When you end an experiment, the recommendations focus on what to do next. The Continue, End and Abort recommendations change into a Don’t ship recommendation, as there is no evidence of an improvement that would suggest shipping.

Health Checks

Confidence provides health checks to help you understand the quality of your experiment.

Incoming Traffic

The incoming traffic health check verifies that your experiment receives traffic. The check confirms that the flag rule your experiment controls receives resolves from clients, that these resolves are also applied, and that all groups in the experiment have exposure calculated.

Balanced Traffic

The balanced traffic health check verifies that the proportion of exposure attributed to each group follows the allocation that you set up for the experiment. If there is an imbalance, the results are not reliable.
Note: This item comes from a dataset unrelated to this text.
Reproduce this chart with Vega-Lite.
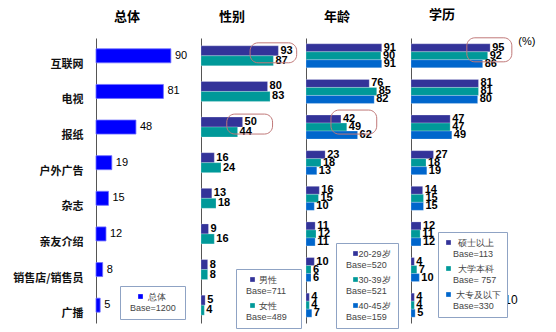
{
  "$schema": "https://vega.github.io/schema/vega-lite/v6.json",
  "padding": {"left": 12, "top": 8, "right": 2, "bottom": 4},
  "background": "white",
  "spacing": 0,
  "resolve": {"scale": {"x": "independent", "y": "independent", "yOffset": "independent", "color": "independent"}, "legend": {"color": "independent"}, "axis": {"y": "independent"}},
  "config": {
    "view": {"stroke": null},
    "font": "Noto Sans CJK SC",
    "title": {"font": "Noto Sans CJK SC", "fontSize": 13, "fontWeight": "bold", "color": "#000", "anchor": "start", "frame": "group", "dx": 18, "offset": 14},
    "axisY": {"domainColor": "#555", "domainWidth": 1, "ticks": false, "title": null, "labelFont": "Noto Sans CJK SC", "labelFontSize": 11, "labelFontWeight": "bold", "labelColor": "#111", "labelPadding": 13, "labelOffset": 9},
    "legend": {"orient": "none", "strokeColor": "#8fa3c4", "fillColor": "white", "padding": 6, "symbolType": "square", "symbolSize": 22, "symbolStrokeWidth": 0, "labelFont": "Liberation Sans", "labelFontSize": 9, "labelColor": "#444", "rowPadding": 5, "title": null}
  },
  "datasets": {
    "p1": [
      {"cat": "互联网", "group": "总体", "value": 90},
      {"cat": "电视", "group": "总体", "value": 81},
      {"cat": "报纸", "group": "总体", "value": 48},
      {"cat": "户外广告", "group": "总体", "value": 19},
      {"cat": "杂志", "group": "总体", "value": 15},
      {"cat": "亲友介绍", "group": "总体", "value": 12},
      {"cat": "销售店/销售员", "group": "总体", "value": 8},
      {"cat": "广播", "group": "总体", "value": 5}
    ],
    "p2": [
      {"cat": "互联网", "group": "男性", "value": 93},
      {"cat": "电视", "group": "男性", "value": 80},
      {"cat": "报纸", "group": "男性", "value": 50},
      {"cat": "户外广告", "group": "男性", "value": 16},
      {"cat": "杂志", "group": "男性", "value": 13},
      {"cat": "亲友介绍", "group": "男性", "value": 9},
      {"cat": "销售店/销售员", "group": "男性", "value": 8},
      {"cat": "广播", "group": "男性", "value": 5},
      {"cat": "互联网", "group": "女性", "value": 87},
      {"cat": "电视", "group": "女性", "value": 83},
      {"cat": "报纸", "group": "女性", "value": 44},
      {"cat": "户外广告", "group": "女性", "value": 24},
      {"cat": "杂志", "group": "女性", "value": 18},
      {"cat": "亲友介绍", "group": "女性", "value": 16},
      {"cat": "销售店/销售员", "group": "女性", "value": 8},
      {"cat": "广播", "group": "女性", "value": 4}
    ],
    "p3": [
      {"cat": "互联网", "group": "20-29岁", "value": 91},
      {"cat": "电视", "group": "20-29岁", "value": 76},
      {"cat": "报纸", "group": "20-29岁", "value": 42},
      {"cat": "户外广告", "group": "20-29岁", "value": 23},
      {"cat": "杂志", "group": "20-29岁", "value": 16},
      {"cat": "亲友介绍", "group": "20-29岁", "value": 11},
      {"cat": "销售店/销售员", "group": "20-29岁", "value": 10},
      {"cat": "广播", "group": "20-29岁", "value": 4},
      {"cat": "互联网", "group": "30-39岁", "value": 90},
      {"cat": "电视", "group": "30-39岁", "value": 85},
      {"cat": "报纸", "group": "30-39岁", "value": 49},
      {"cat": "户外广告", "group": "30-39岁", "value": 18},
      {"cat": "杂志", "group": "30-39岁", "value": 15},
      {"cat": "亲友介绍", "group": "30-39岁", "value": 12},
      {"cat": "销售店/销售员", "group": "30-39岁", "value": 6},
      {"cat": "广播", "group": "30-39岁", "value": 4},
      {"cat": "互联网", "group": "40-45岁", "value": 91},
      {"cat": "电视", "group": "40-45岁", "value": 82},
      {"cat": "报纸", "group": "40-45岁", "value": 62},
      {"cat": "户外广告", "group": "40-45岁", "value": 13},
      {"cat": "杂志", "group": "40-45岁", "value": 10},
      {"cat": "亲友介绍", "group": "40-45岁", "value": 11},
      {"cat": "销售店/销售员", "group": "40-45岁", "value": 6},
      {"cat": "广播", "group": "40-45岁", "value": 7}
    ],
    "p4": [
      {"cat": "互联网", "group": "硕士以上", "value": 95},
      {"cat": "电视", "group": "硕士以上", "value": 81},
      {"cat": "报纸", "group": "硕士以上", "value": 47},
      {"cat": "户外广告", "group": "硕士以上", "value": 27},
      {"cat": "杂志", "group": "硕士以上", "value": 14},
      {"cat": "亲友介绍", "group": "硕士以上", "value": 12},
      {"cat": "销售店/销售员", "group": "硕士以上", "value": 4},
      {"cat": "广播", "group": "硕士以上", "value": 4},
      {"cat": "互联网", "group": "大学本科", "value": 92},
      {"cat": "电视", "group": "大学本科", "value": 81},
      {"cat": "报纸", "group": "大学本科", "value": 47},
      {"cat": "户外广告", "group": "大学本科", "value": 18},
      {"cat": "杂志", "group": "大学本科", "value": 15},
      {"cat": "亲友介绍", "group": "大学本科", "value": 11},
      {"cat": "销售店/销售员", "group": "大学本科", "value": 7},
      {"cat": "广播", "group": "大学本科", "value": 4},
      {"cat": "互联网", "group": "大专及以下", "value": 86},
      {"cat": "电视", "group": "大专及以下", "value": 80},
      {"cat": "报纸", "group": "大专及以下", "value": 49},
      {"cat": "户外广告", "group": "大专及以下", "value": 19},
      {"cat": "杂志", "group": "大专及以下", "value": 15},
      {"cat": "亲友介绍", "group": "大专及以下", "value": 12},
      {"cat": "销售店/销售员", "group": "大专及以下", "value": 10},
      {"cat": "广播", "group": "大专及以下", "value": 5}
    ],
    "box2": [
      {"cat": "互联网", "x1": 59, "x2": 115},
      {"cat": "报纸", "x1": 31, "x2": 86}
    ],
    "box3": [
      {"cat": "报纸", "x1": 30, "x2": 85}
    ],
    "box4": [
      {"cat": "互联网", "x1": 67, "x2": 121}
    ],
    "pct4": [
      {"cat": "互联网", "x": 139, "note": "(%)"}
    ],
    "page4": [
      {"cat": "广播", "x": 120, "note": "10"}
    ]
  },
  "hconcat": [
    {
      "width": 104,
      "height": 285,
      "title": {"text": "总体"},
      "data": {"name": "p1"},
      "encoding": {
        "y": {"field": "cat", "type": "nominal", "sort": ["互联网", "电视", "报纸", "户外广告", "杂志", "亲友介绍", "销售店/销售员", "广播"], "scale": {"paddingInner": 0.607, "paddingOuter": 0.3035}, "axis": {"labels": true}},
        "x": {"field": "value", "type": "quantitative", "scale": {"domain": [0, 125]}, "axis": null}
      },
      "layer": [
        {
          "mark": {"type": "bar", "stroke": "#6f6fff", "strokeWidth": 0.8},
          "encoding": {
            "color": {"field": "group", "type": "nominal", "scale": {"domain": ["总体"], "range": ["#0000ff"]},
              "legend": {"legendX": 24, "legendY": 248, "symbolOffset": 10, "labelOffset": -15, "labelExpr": "['\u200b\u00a0\u00a0\u00a0\u00a0\u00a0\u00a0\u00a0总体', 'Base=1200\u00a0\u200b']"}}
          }
        },
        {
          "mark": {"type": "text", "align": "left", "baseline": "middle", "dx": 4, "font": "Liberation Sans", "fontSize": 11, "color": "#000"},
          "encoding": {"text": {"field": "value", "type": "quantitative"}}
        }
      ]
    },
    {
      "width": 104,
      "height": 285,
      "title": {"text": "性别"},
      "encoding": {
        "y": {"field": "cat", "type": "nominal", "sort": ["互联网", "电视", "报纸", "户外广告", "杂志", "亲友介绍", "销售店/销售员", "广播"], "scale": {"paddingInner": 0.44, "paddingOuter": 0.22}, "axis": {"labels": false}},
        "x": {"field": "value", "type": "quantitative", "scale": {"domain": [0, 125]}, "axis": null}
      },
      "layer": [
        {
          "data": {"name": "p2"},
          "mark": {"type": "bar", "stroke": "#ffffff", "strokeOpacity": 0.4, "strokeWidth": 0.6},
          "encoding": {
            "yOffset": {"field": "group", "type": "nominal", "sort": ["男性", "女性"]},
            "color": {"field": "group", "type": "nominal", "scale": {"domain": ["男性", "女性"], "range": ["#333399", "#009999"]},
              "legend": {"legendX": 35, "legendY": 231, "symbolOffset": 6, "labelOffset": -11, "labelExpr": "datum.label == '男性' ? ['\u200b\u00a0\u00a0\u00a0\u00a0\u00a0男性', 'Base=711\u00a0\u00a0\u00a0\u200b'] : ['\u200b\u00a0\u00a0\u00a0\u00a0\u00a0女性', 'Base=489\u00a0\u00a0\u00a0\u200b']"}}
          }
        },
        {
          "data": {"name": "p2"},
          "mark": {"type": "text", "align": "left", "baseline": "middle", "dx": 2, "font": "Liberation Sans", "fontSize": 11, "fontWeight": "bold", "color": "#000"},
          "encoding": {
            "yOffset": {"field": "group", "type": "nominal", "sort": ["男性", "女性"]},
            "text": {"field": "value", "type": "quantitative"}
          }
        },
        {
          "data": {"name": "box2"},
          "mark": {"type": "rect", "fill": null, "stroke": "#c07878", "strokeWidth": 1, "cornerRadius": 8, "yOffset": -3, "y2Offset": 5},
          "encoding": {
            "x": {"field": "x1", "type": "quantitative"},
            "x2": {"field": "x2"}
          }
        }
      ]
    },
    {
      "width": 104,
      "height": 285,
      "title": {"text": "年龄"},
      "encoding": {
        "y": {"field": "cat", "type": "nominal", "sort": ["互联网", "电视", "报纸", "户外广告", "杂志", "亲友介绍", "销售店/销售员", "广播"], "scale": {"paddingInner": 0.326, "paddingOuter": 0.163}, "axis": {"labels": false}},
        "x": {"field": "value", "type": "quantitative", "scale": {"domain": [0, 125]}, "axis": null}
      },
      "layer": [
        {
          "data": {"name": "p3"},
          "mark": {"type": "bar", "stroke": "#ffffff", "strokeOpacity": 0.4, "strokeWidth": 0.6},
          "encoding": {
            "yOffset": {"field": "group", "type": "nominal", "sort": ["20-29岁", "30-39岁", "40-45岁"]},
            "color": {"field": "group", "type": "nominal", "scale": {"domain": ["20-29岁", "30-39岁", "40-45岁"], "range": ["#333399", "#009999", "#0066cc"]},
              "legend": {"legendX": 30, "legendY": 205, "symbolOffset": 9, "labelOffset": -14, "labelExpr": "datum.label == '20-29岁' ? ['\u200b\u00a0\u00a0\u00a0\u00a0\u00a020-29岁', 'Base=520\u00a0\u00a0\u200b'] : datum.label == '30-39岁' ? ['\u200b\u00a0\u00a0\u00a0\u00a0\u00a030-39岁', 'Base=521\u00a0\u00a0\u200b'] : ['\u200b\u00a0\u00a0\u00a0\u00a0\u00a040-45岁', 'Base=159\u00a0\u00a0\u200b']"}}
          }
        },
        {
          "data": {"name": "p3"},
          "mark": {"type": "text", "align": "left", "baseline": "middle", "dx": 2, "font": "Liberation Sans", "fontSize": 11, "fontWeight": "bold", "color": "#000"},
          "encoding": {
            "yOffset": {"field": "group", "type": "nominal", "sort": ["20-29岁", "30-39岁", "40-45岁"]},
            "text": {"field": "value", "type": "quantitative"}
          }
        },
        {
          "data": {"name": "box3"},
          "mark": {"type": "rect", "fill": null, "stroke": "#c07878", "strokeWidth": 1, "cornerRadius": 8, "yOffset": -5, "y2Offset": 5},
          "encoding": {
            "x": {"field": "x1", "type": "quantitative"},
            "x2": {"field": "x2"}
          }
        }
      ]
    },
    {
      "width": 130,
      "height": 285,
      "title": {"text": "学历"},
      "encoding": {
        "y": {"field": "cat", "type": "nominal", "sort": ["互联网", "电视", "报纸", "户外广告", "杂志", "亲友介绍", "销售店/销售员", "广播"], "scale": {"paddingInner": 0.326, "paddingOuter": 0.163}, "axis": {"labels": false}},
        "x": {"field": "value", "type": "quantitative", "scale": {"domain": [0, 156]}, "axis": null}
      },
      "layer": [
        {
          "data": {"name": "p4"},
          "mark": {"type": "bar", "stroke": "#ffffff", "strokeOpacity": 0.4, "strokeWidth": 0.6},
          "encoding": {
            "yOffset": {"field": "group", "type": "nominal", "sort": ["硕士以上", "大学本科", "大专及以下"]},
            "color": {"field": "group", "type": "nominal", "scale": {"domain": ["硕士以上", "大学本科", "大专及以下"], "range": ["#333399", "#009999", "#0066cc"]},
              "legend": {"legendX": 27, "legendY": 194, "symbolOffset": 0, "labelOffset": 0, "labelExpr": "datum.label == '硕士以上' ? ['\u200b\u00a0\u00a0硕士以上', 'Base=113'] : datum.label == '大学本科' ? ['\u200b\u00a0\u00a0大学本科', 'Base= 757'] : ['\u200b\u00a0大专及以下', 'Base=330']"}}
          }
        },
        {
          "data": {"name": "p4"},
          "mark": {"type": "text", "align": "left", "baseline": "middle", "dx": 2, "font": "Liberation Sans", "fontSize": 11, "fontWeight": "bold", "color": "#000"},
          "encoding": {
            "yOffset": {"field": "group", "type": "nominal", "sort": ["硕士以上", "大学本科", "大专及以下"]},
            "text": {"field": "value", "type": "quantitative"}
          }
        },
        {
          "data": {"name": "box4"},
          "mark": {"type": "rect", "fill": null, "stroke": "#c07878", "strokeWidth": 1, "cornerRadius": 8, "yOffset": -6, "y2Offset": 4},
          "encoding": {
            "x": {"field": "x1", "type": "quantitative"},
            "x2": {"field": "x2"}
          }
        },
        {
          "data": {"name": "pct4"},
          "mark": {"type": "text", "align": "center", "baseline": "middle", "font": "Liberation Sans", "fontSize": 11, "color": "#000", "dy": -14},
          "encoding": {
            "x": {"field": "x", "type": "quantitative"},
            "text": {"field": "note"}
          }
        },
        {
          "data": {"name": "page4"},
          "mark": {"type": "text", "align": "center", "baseline": "middle", "font": "Liberation Sans", "fontSize": 12, "color": "#000", "dy": -5},
          "encoding": {
            "x": {"field": "x", "type": "quantitative"},
            "text": {"field": "note"}
          }
        }
      ]
    }
  ]
}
This check uses what is commonly referred to as a sample ratio mismatch test.

No Metric Deterioration

The no metric deterioration health check verifies that the metrics you track, including both success and guardrail metrics, do not show any evidence of deterioration. If a metric deteriorates, you have a clear sign that the treatment isn’t working as intended.

Metrics

Confidence presents the results for individual metrics in various ways to help you learn as much as possible from your tests.

Significance

Significant means that if there is no effect, then it’s unlikely that the observed result is accidental due to the natural variation in the data. Alpha specifies the threshold for significance, and thus the expected rate of false positives. Default alpha for Confidence is 5%, which is further adjusted to account for multiple comparisons. You should interpret significance differently for success and guardrail metrics:
SignificantNot significant
Success metricYou have statistical evidence for a change/increase/decrease due to the treatment.You lack statistical evidence for a change/increase/decrease due to the treatment.
Guardrail metric (with NIM)You have statistical evidence that the metric has not increased more than/not decreased more than the specified non-inferior margin (NIM).You lack statistical evidence that the metric has not increased more than/not decreased more than NIM.
Guardrail metric (without NIM)You have statistical evidence that the metric deteriorates.You lack statistical evidence that the metric deteriorates.
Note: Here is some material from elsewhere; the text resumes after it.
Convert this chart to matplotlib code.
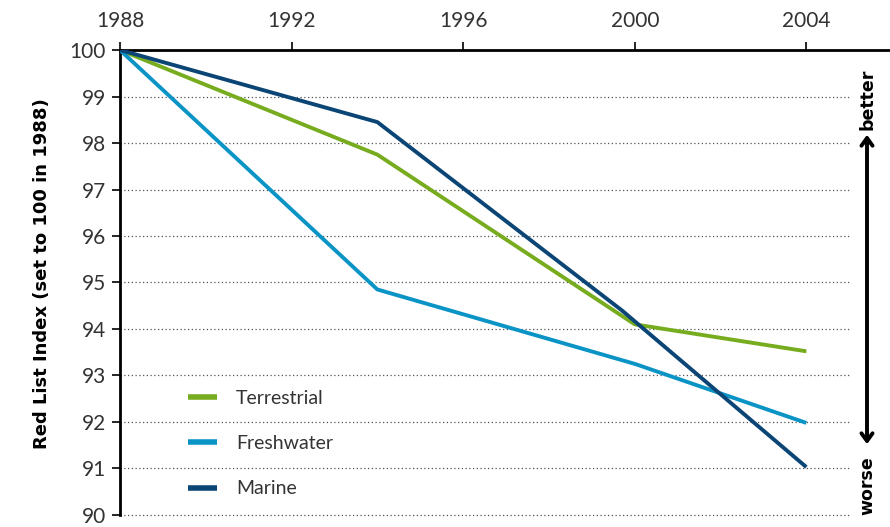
import numpy as np
import matplotlib.pyplot as plt

plt.rcParams['font.family'] = ['Lato', 'DejaVu Sans']

years_t = [1988, 1994, 2000, 2004]
terrestrial = [100, 97.75, 94.1, 93.52]
years_f = [1988, 1994, 2000, 2004]
freshwater = [100, 94.85, 93.25, 91.98]
years_m = [1988, 1994, 1999.7, 2004]
marine = [100, 98.45, 94.4, 91.03]

xticks = [1988, 1992, 1996, 2000, 2004]
yticks = list(range(90, 101))

fig = plt.figure(figsize=(8.9, 5.27), dpi=100)
ax = fig.add_axes([0.1348, 0.0228, 0.8652, 0.8823])

for y in yticks[:-1]:
    ax.plot([1988, 2005.0], [y, y], ls=(0, (1, 2)), color="#555555", lw=0.9,
            clip_on=False, zorder=1)

ax.plot(years_t, terrestrial, color="#77AC1F", lw=2.8, label="Terrestrial",
        solid_capstyle="butt", zorder=3)
ax.plot(years_f, freshwater, color="#0A94C6", lw=2.8, label="Freshwater",
        solid_capstyle="butt", zorder=3)
ax.plot(years_m, marine, color="#0B4575", lw=2.8, label="Marine",
        solid_capstyle="butt", zorder=3)

ax.set_xlim(1988, 2005.95)
ax.set_ylim(90, 100)
ax.xaxis.tick_top()
ax.set_xticks(xticks)
ax.set_yticks(yticks)
ax.tick_params(axis="x", direction="out", length=6, width=1.2, labelsize=15,
               pad=8, labelcolor="#333333")
ax.tick_params(axis="y", direction="out", length=6, width=1.2, labelsize=15,
               pad=4, labelcolor="#333333")
ax.spines["top"].set_linewidth(2)
ax.spines["left"].set_linewidth(2)
ax.spines["right"].set_visible(False)
ax.spines["bottom"].set_visible(False)

ax.set_ylabel("Red List Index (set to 100 in 1988)", fontsize=13,
              fontweight="bold", family="DejaVu Sans")
ax.yaxis.set_label_coords(-0.089, 0.52)

leg = ax.legend(loc="lower left", bbox_to_anchor=(0.065, 0.0), frameon=False,
                fontsize=14, handlelength=1.5, handletextpad=1.0,
                labelspacing=1.45)
for line in leg.get_lines():
    line.set_linewidth(4)
for txt in leg.get_texts():
    txt.set_color("#333333")

ax.annotate("", xy=(867 / 890, 1 - 132 / 527), xytext=(867 / 890, 1 - 447 / 527),
            xycoords="figure fraction", textcoords="figure fraction",
            arrowprops=dict(arrowstyle="<->,head_length=0.55,head_width=0.4",
                            lw=2.8, color="black"))
fig.text(867 / 890, 1 - 99 / 527, "better", rotation=90, ha="center",
         va="center", fontsize=12.5, fontweight="bold", family="DejaVu Sans")
fig.text(867 / 890, 1 - 486 / 527, "worse", rotation=90, ha="center",
         va="center", fontsize=12.5, fontweight="bold", family="DejaVu Sans")

fig.savefig("out.png", dpi=100)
Results Estimates and Confidence Intervals

The results for the comparisons between treatment and control give a point estimate and a confidence interval. The point estimate always lies in the middle of the confidence interval. The estimated effect of the treatment is uncertain, and the confidence interval describes the degree of uncertainty. If you would repeat the experiment 100 times, the confidence interval should cover the true effect of the treatment in 95% of the experiments if alpha is 5%. With the same alpha, a given experiment’s confidence interval covers the true effect of the treatment with 95% confidence. Confidence displays the point estimate and confidence interval on the relative scale. The effects are always reported as a % change relative to the control group. This makes it easier to compare and visualize effect sizes across metrics.

Result Visualization

You can view the difference between treatments and control on the Result tab of the experiment. For each comparison between a treatment and control, you see the results visualized using a confidence interval. If you’re analyzing the results sequentially, you can click the expand icon to see a timeline graph.

Detailed Results

If you click Detailed results, you can see more details about the analysis of the metrics in your experiment. Here you can find the following information:
  • Powered effect shows the effect size that you have the power to detect with the current sample size. For example, if you set the power for the experiment to 80%, then a powered effect of 10% means that based on the users that have been exposed to the experiment so far, you have a 80% power to detect a 10% effect size. Note here that the 10% is relative to the control group.
  • Sample size the number of exposed users in each group.
  • Time the last time point Confidence analyzes the metric.
  • Adjusted alpha the multiple testing corrected alpha for the metric.
  • Adjusted power the decision rule corrected power for the metric.
  • Variance reduction the percentage of variance that pre-exposure data was able to reduce (Confidence displays N/A if you disable variance reduction).

Learn More

To learn more about your results, use an Exploration. Here you can add more metrics and split the results by various dimensions. You can also click Detailed results to get more details about the metrics in your experiment. Choose between different types of visualizations, and add more columns to see more details.